Commentary

How Fannie Mae and Freddie Mac Guarantees Work In Brief

Sometimes you don’t want all the details on how government funded guarantee programs work. Sometimes you do. For those interested (welcome Reason.com readers), here is a very brief summary of the way that Fannie Mae and Freddie Mac are continuing to bail out mortgage investors through their guarantee programs:

When you get a mortgage, the rights to your loan payments are typically sold to a secondary source. There is a lot of debate over whether the originator of the loan should keep some of the risk, but currently they can make a loan, sell it, and basically be done with it unless they have lied about its contents and are forced to buy it back down the road.

So the mortgage is sold to the secondary market, likely Fannie Mae or Freddie Mac. In fact, the GSEs and FHA bought or guaranteed 95% of all new mortgages in fiscal year 2011! Mind blowing numbers compared to when 40% market share was seen as high in the early 2000s.

The GSEs then take your loan and put it in a package with other loans they buy and sell rights to the mortgage payments in that package (a mortgage-backed security). The investor is buying rights to part of the principal and/or interest payments, depending on the structure of the deal, on your and many other mortgages.

In addition, the investor pays a small percentage to Fannie or Freddie as a fee in exchange for a guarantee that they will get paid even if the borrowers stop paying their principal and interest. If you, the borrower, are unable to make a mortgage payment and default on your mortgage, Fannie Mae or Freddie Mac will send a payment to the investor anyway so they do not fully lose out on their purchase of a portion of the mortgage package (the MBS). It is like paying for insurance on a car—if you get in a wreck the insurance company will ensure you get access to another car with some kind of coverage.

Here is the catch, though, Fannie and Freddie do not have enough money to cover all the missed payments on mortgages that they have guaranteed. Just like AIG, which ran out of money to pay its CDS insurance contracts and needed government money to keep from going bankrupt, so to is the government giving Fannie and Freddie money every quarter so that they can make all their guarantee payments. Too many borrowers have stopped paying their mortgages and the losses are too high for the GSEs to stay solvent. That is why almost every quarter Fannie and Freddie ask for money from Treasury to cover their losses. Here are the current bailout numbers:

  • Fannie Mae: $103.8 billion received from the Treasury
  • Freddie Mac: $65.2 billion received from the Treasury
  • Total: $169 billion in taxpayer money to bailout mortgage investors via the GSEs

And those numbers should be going up again next month. The Congressional Budget Office recently estimated that we are likely to see $51 billion more losses for the GSEs over the next 10 years.

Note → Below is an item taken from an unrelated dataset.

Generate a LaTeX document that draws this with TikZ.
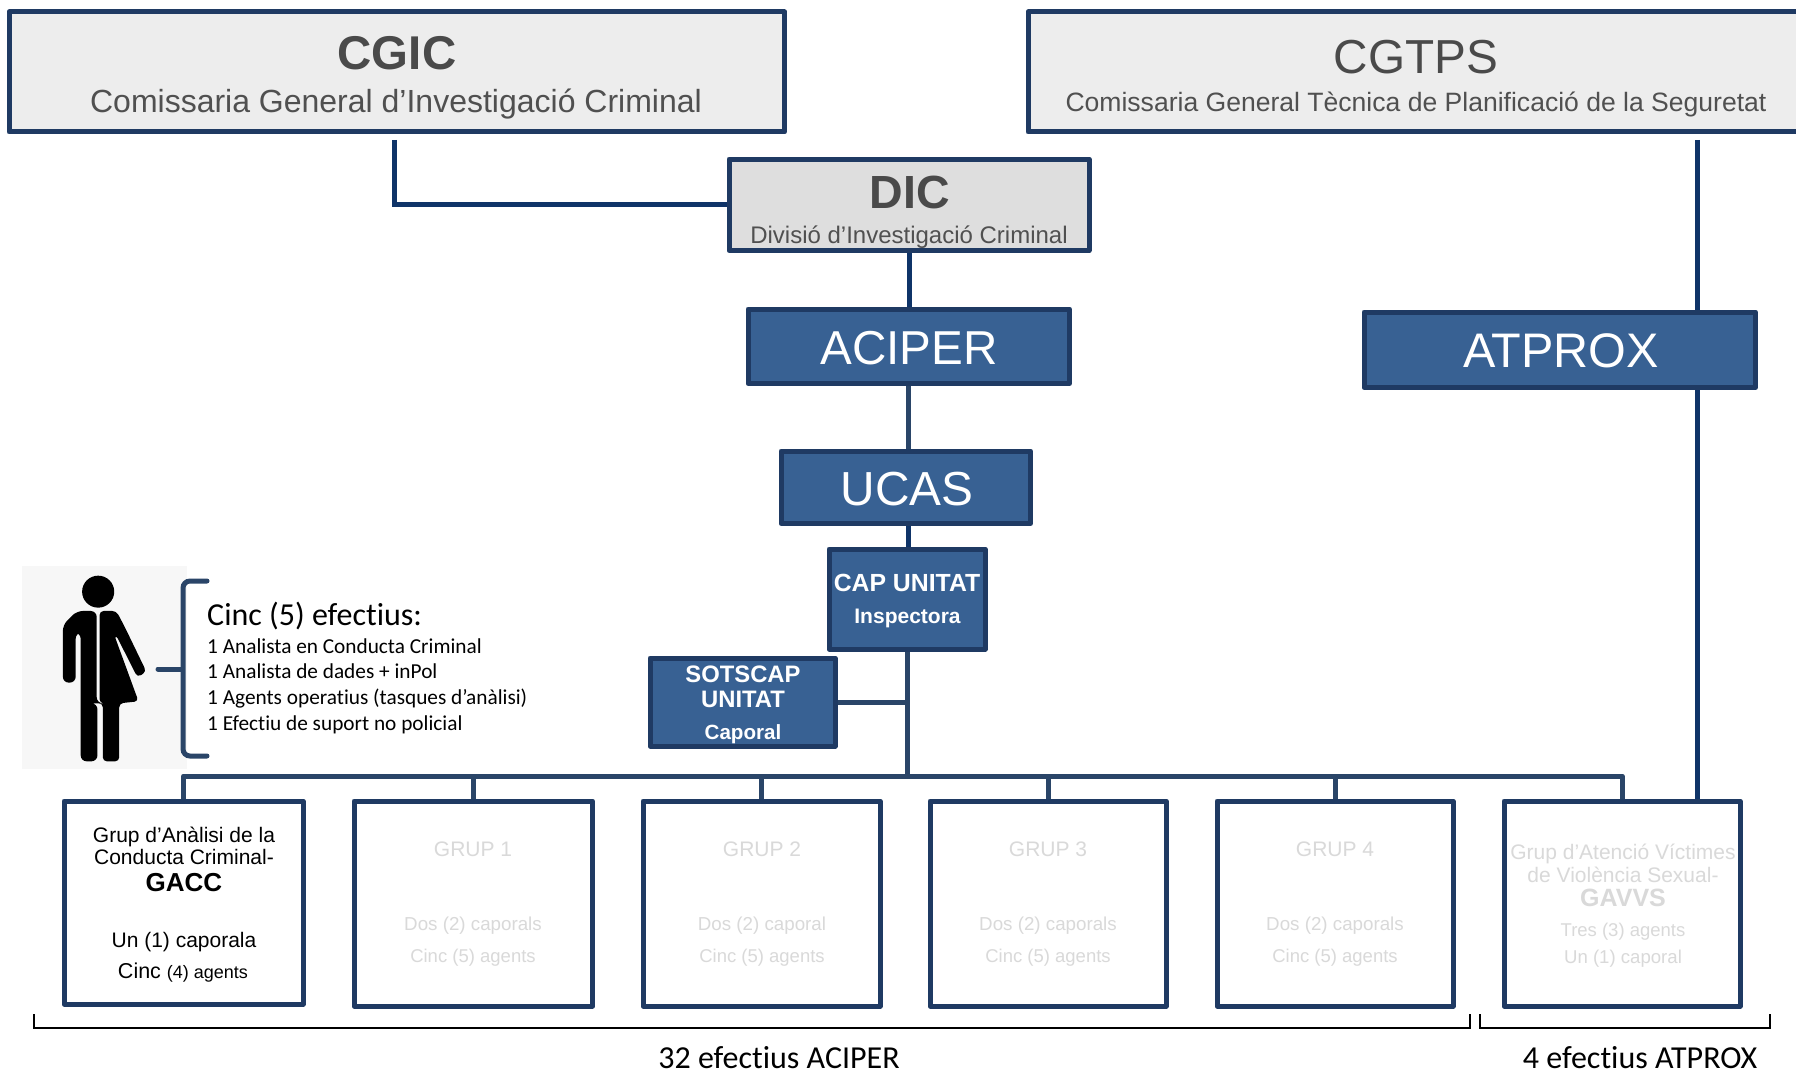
\documentclass[tikz,border=0pt]{standalone}
\usepackage{fontspec}
\setmainfont{Liberation Sans}
\newfontfamily\calfont[Ligatures=NoCommon]{Carlito}
\newcommand{\fs}[1]{\fontsize{#1}{#1}\selectfont}
\definecolor{edge}{HTML}{1F3A63}
\definecolor{wire}{HTML}{2A4568}
\definecolor{navy}{HTML}{0F3468}
\definecolor{bluefill}{HTML}{386193}
\definecolor{lightfill}{HTML}{EDEDED}
\definecolor{dicfill}{HTML}{DEDEDE}
\definecolor{darktext}{HTML}{4A4A4A}
\definecolor{midtext}{HTML}{505050}
\definecolor{ghost}{HTML}{D9D9D9}
\tikzset{
  bx/.style={draw=edge,line width=5pt,inner sep=0pt,line join=round},
  topbox/.style={bx,fill=lightfill},
  dicbox/.style={bx,fill=dicfill},
  bluebox/.style={bx,fill=bluefill},
  grpbox/.style={bx,fill=white},
  txt/.style={inner sep=0pt,anchor=base},
  ltxt/.style={inner sep=0pt,anchor=base west},
  wh/.style={txt,text=white},
  dk/.style={txt,text=midtext},
  gh/.style={txt,text=ghost},
  bk/.style={txt,text=black},
  wirel/.style={draw=wire,line width=5pt},
  navyl/.style={draw=navy,line width=5pt},
  brc/.style={draw=black,line width=1.3pt},
}
\newcommand{\BX}[6]{\node[#2,minimum width=#5-#3,minimum height=#6-#4] (#1) at ({(#3+#5)/2},{(#4+#6)/2}) {};}
\begin{document}
\begin{tikzpicture}[x=1pt,y=-1pt]
\useasboundingbox (0,0) rectangle (1796,1070);
\coordinate (cgicfoot) at (394,140);
\coordinate (cgtpsfoot) at (1697,140);
\coordinate (busc) at (907.5,776);
% boxes
\BX{cgic}{topbox}{9}{12}{784.5}{132}
\BX{cgtps}{topbox}{1028}{12}{1802}{132}
\BX{dic}{dicbox}{729}{159}{1089}{250.5}
\BX{aciper}{bluebox}{748}{309}{1069.5}{383.5}
\BX{atprox}{bluebox}{1364}{312}{1755.5}{387.5}
\BX{ucas}{bluebox}{781}{451}{1030.5}{523.5}
\BX{cap}{bluebox}{829}{549}{985}{649}
\BX{sots}{bluebox}{650}{658}{835}{746}
\BX{gacc}{grpbox}{64}{801}{303}{1004}
\BX{g1}{grpbox}{354}{801}{592.5}{1006}
\BX{g2}{grpbox}{643}{801}{880}{1006}
\BX{g3}{grpbox}{930}{801}{1166}{1006}
\BX{g4}{grpbox}{1217}{801}{1453}{1006}
\BX{gavvs}{grpbox}{1504}{801}{1740}{1006}
% connectors
\draw[navyl] (cgicfoot) |- (dic.west);
\draw[navyl] (dic.south) -- (dic.south |- aciper.north);
\draw[wirel] (aciper.south) -- (aciper.south |- ucas.north);
\draw[navyl] (aciper.south |- ucas.south) -- (aciper.south |- cap.north);
\draw[navyl] (cgtpsfoot) -- (cgtpsfoot |- atprox.north);
\draw[navyl] (cgtpsfoot |- atprox.south) -- (cgtpsfoot |- gavvs.north);
\draw[wirel] (cap.south) -- (cap.south |- busc);
\draw[wirel] (sots.east) -- (sots.east -| busc);
\draw[wirel,line join=round] (gacc.north) |- (busc) -| (gavvs.north);
\draw[wirel] (g1.north) -- (g1.north |- busc);
\draw[wirel] (g2.north) -- (g2.north |- busc);
\draw[wirel] (g3.north) -- (g3.north |- busc);
\draw[wirel] (g4.north) -- (g4.north |- busc);
% top labels
\node[txt,text=darktext,font=\fs{47.4}\bfseries] (tcgic) at (397,70) {CGIC};
\node[dk,font=\fs{32}] (tcgic2) at (396,113) {Comissaria General d’Investigació Criminal};
\node[txt,text=darktext,font=\fs{47.7}] (tcgtps) at (1416,74) {CGTPS};
\node[dk,font=\fs{26.55}] (tcgtps2) at (1416,112) {Comissaria General Tècnica de Planificació de la Seguretat};
\node[txt,text=darktext,font=\fs{46.5}\bfseries] (tdic) at (910,208) {DIC};
\node[dk,font=\fs{24}] (tdic2) at (909,243) {Divisió d’Investigació Criminal};
\node[wh,font=\fs{47.6}] (taciper) at (909,364) {ACIPER};
\node[wh,font=\fs{48.5}] (tatprox) at (1561,367) {ATPROX};
\node[wh,font=\fs{47.8}] (tucas) at (907,505) {UCAS};
\node[wh,font=\fs{24.8}\bfseries] (tcap) at (907,591) {CAP UNITAT};
\node[wh,font=\fs{21}\bfseries] (tcap2) at (907.5,623) {Inspectora};
\node[wh,font=\fs{23.8}\bfseries] (ts1) at (743,682) {SOTSCAP};
\node[wh,font=\fs{23.8}\bfseries] (ts2) at (743,707) {UNITAT};
\node[wh,font=\fs{20.6}\bfseries] (ts3) at (743,739) {Caporal};
% GACC
\node[bk,font=\fs{21}] (a1) at (184,842) {Grup d’Anàlisi de la};
\node[bk,font=\fs{21}] (a2) at (184,864) {Conducta Criminal-};
\node[bk,font=\fs{26}\bfseries] (a3) at (184,891) {GACC};
\node[bk,font=\fs{21}] (a4) at (184,947) {Un (1) caporala};
\node[bk,font=\fs{21.5}] (a5) at (183,978) {Cinc {\fs{18}(4) agents}};
% grups
\node[gh,font=\fs{21}] (b1) at (473,856) {GRUP 1};
\node[gh,font=\fs{18.75}] (b2) at (473,930) {Dos (2) caporals};
\node[gh,font=\fs{18.5}] (b3) at (473,962) {Cinc (5) agents};
\node[gh,font=\fs{21}] (c1) at (762,856) {GRUP 2};
\node[gh,font=\fs{18.75}] (c2) at (762,930) {Dos (2) caporal};
\node[gh,font=\fs{18.5}] (c3) at (762,962) {Cinc (5) agents};
\node[gh,font=\fs{21}] (d1) at (1048,856) {GRUP 3};
\node[gh,font=\fs{18.75}] (d2) at (1048,930) {Dos (2) caporals};
\node[gh,font=\fs{18.5}] (d3) at (1048,962) {Cinc (5) agents};
\node[gh,font=\fs{21}] (e1) at (1335,856) {GRUP 4};
\node[gh,font=\fs{18.75}] (e2) at (1335,930) {Dos (2) caporals};
\node[gh,font=\fs{18.5}] (e3) at (1335,962) {Cinc (5) agents};
\node[gh,font=\fs{21}] (f1) at (1623,859) {Grup d’Atenció Víctimes};
\node[gh,font=\fs{21}] (f2) at (1623,882) {de Violència Sexual-};
\node[gh,font=\fs{25}\bfseries] (f3) at (1623,906) {GAVVS};
\node[gh,font=\fs{18.5}] (f4) at (1623,936) {Tres (3) agents};
\node[gh,font=\fs{18.6}] (f5) at (1623,963) {Un (1) caporal};
% person panel
\fill[black!3] (22,566) rectangle (187,769);
\begin{scope}[shift={(0,540)},x=0.357pt,y=-0.3333pt]
\fill[black] (275,155) ellipse (45 and 48);
\fill[black,rounded corners=6pt] (271,213) -- (215,213) -- (176,255) -- (176,428) -- (212,428) -- (212,278) -- (226,278) -- (226,664) -- (273,664) -- (273,490) -- (271,490) -- cycle;
\fill[black,rounded corners=4pt] (279,213) -- (326,213) -- (350,262) -- (410,395) -- (385,412) -- (325,285) -- (320,285) -- (388,484) -- (334,490) -- (334,664) -- (288,664) -- (288,490) -- (279,490) -- cycle;
\end{scope}
% side brace
\draw[draw=wire,line width=5pt,line cap=round,rounded corners=7pt] (207,581) -- (183,581) -- (183,756) -- (207,756);
\draw[draw=wire,line width=5pt,line cap=round] (158,669) -- (181,669);
% side text
\node[ltxt,font=\calfont\fs{32}] (p0) at (207,625) {Cinc (5) efectius:};
\node[ltxt,font=\calfont\fs{21.3}] (p1) at (207,653) {1 Analista en Conducta Criminal};
\node[ltxt,font=\calfont\fs{21.3}] (p2) at (207,678) {1 Analista de dades + inPol};
\node[ltxt,font=\calfont\fs{21.3}] (p3) at (207,704) {1 Agents operatius (tasques d’anàlisi)};
\node[ltxt,font=\calfont\fs{21.3}] (p4) at (207,730) {1 Efectiu de suport no policial};
% bottom braces
\draw[brc] (34,1014) -- (34,1028) -- (1470,1028) -- (1470,1014);
\draw[brc] (1480,1014) -- (1480,1028) -- (1770,1028) -- (1770,1014);
\node[bk,font=\calfont\fs{32}] (s2) at (779,1068) {32 efectius ACIPER};
\node[bk,font=\calfont\fs{32}] (s3) at (1640,1068) {4 efectius ATPROX};
\end{tikzpicture}
\end{document}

Not only are taxpayers bailing out the GSEs, but they are bailing out the mortgage investors who paid the GSEs for insurance in the first place. That means the financial industry. If Fannie and Freddie had been allowed to fail or had been put through the receivership process, these investors would not be getting what they do now. They made a bet that Fannie would be around to cover their investment, but in a free market world their bet was wrong. Unfortunately, the market wasn’t allowed to work and the gamble that taxpayer money would back up a failed Fannie or Freddie turned out to be right.

If that makes you upset, it should. That is where Occupy Wall Street anger should be focused. And the rage should be targeted at Washington for not dealing with the problem and letting this continue to happen.